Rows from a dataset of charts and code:
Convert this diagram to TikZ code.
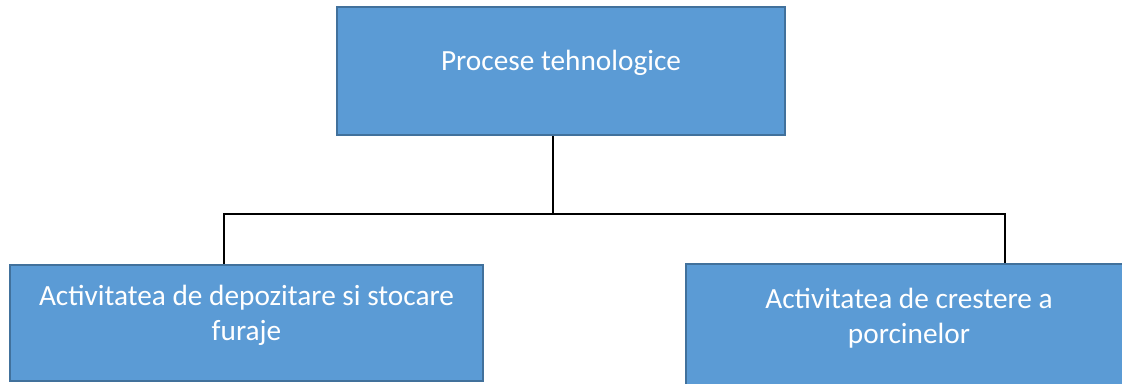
\documentclass[tikz,border=0pt]{standalone}
\usepackage{fontspec}
\setmainfont{Carlito}
\definecolor{boxfill}{HTML}{5B9BD5}
\definecolor{boxline}{HTML}{41719C}
\tikzset{
  box/.style={rectangle, draw=boxline, fill=boxfill, line width=2pt, inner sep=0pt},
  lbl/.style={text=white, font=\fontsize{29.3}{35}\selectfont, align=center, inner sep=0pt},
  conn/.style={draw=black, line width=1.2pt}
}
\begin{document}
\begin{tikzpicture}[x=1pt, y=-1pt]
  \useasboundingbox (0,0) rectangle (1122,383);
  \fill[white] (0,0) rectangle (1122,383);
  % boxes
  \node[box, minimum width=448pt, minimum height=128pt] (top) at (561,71) {};
  \node[box, minimum width=473pt, minimum height=116pt] (left) at (246.5,323) {};
  \node[box, minimum width=446pt, minimum height=122pt] (right) at (909,325) {};
  % captions (base anchor sits on the last line)
  \node[lbl, anchor=base] (toptxt) at (561,70) {Procese tehnologice};
  \node[lbl, anchor=base] (lefttxt) at (246.5,340) {Activitatea de depozitare si stocare\\furaje};
  \node[lbl, anchor=base] (righttxt) at (909,343) {Activitatea de crestere a\\porcinelor};
  % connector junctions
  \coordinate (jm) at (553,214);
  \coordinate (jl) at (224,214);
  \coordinate (jr) at (1005,214);
  \draw[conn] (jm |- top.south) -- (jm);
  \draw[conn] (jl |- left.north) -- (jl) -- (jr) -- (jr |- right.north);
\end{tikzpicture}
\end{document}
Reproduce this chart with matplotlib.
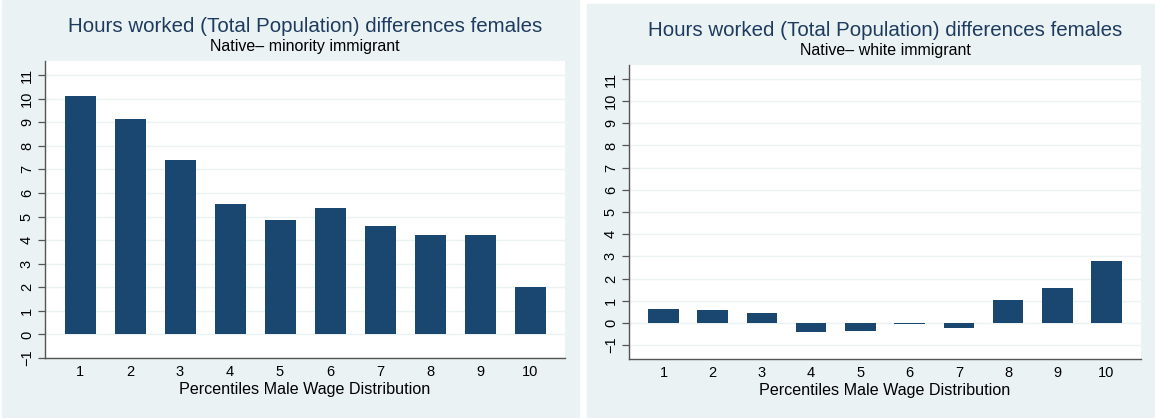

WHAT NEEDS TO BE DONE> State how many lines in the records above contain the word "this", and give only that number.

SOLUTION TO THE PROBLEM> 2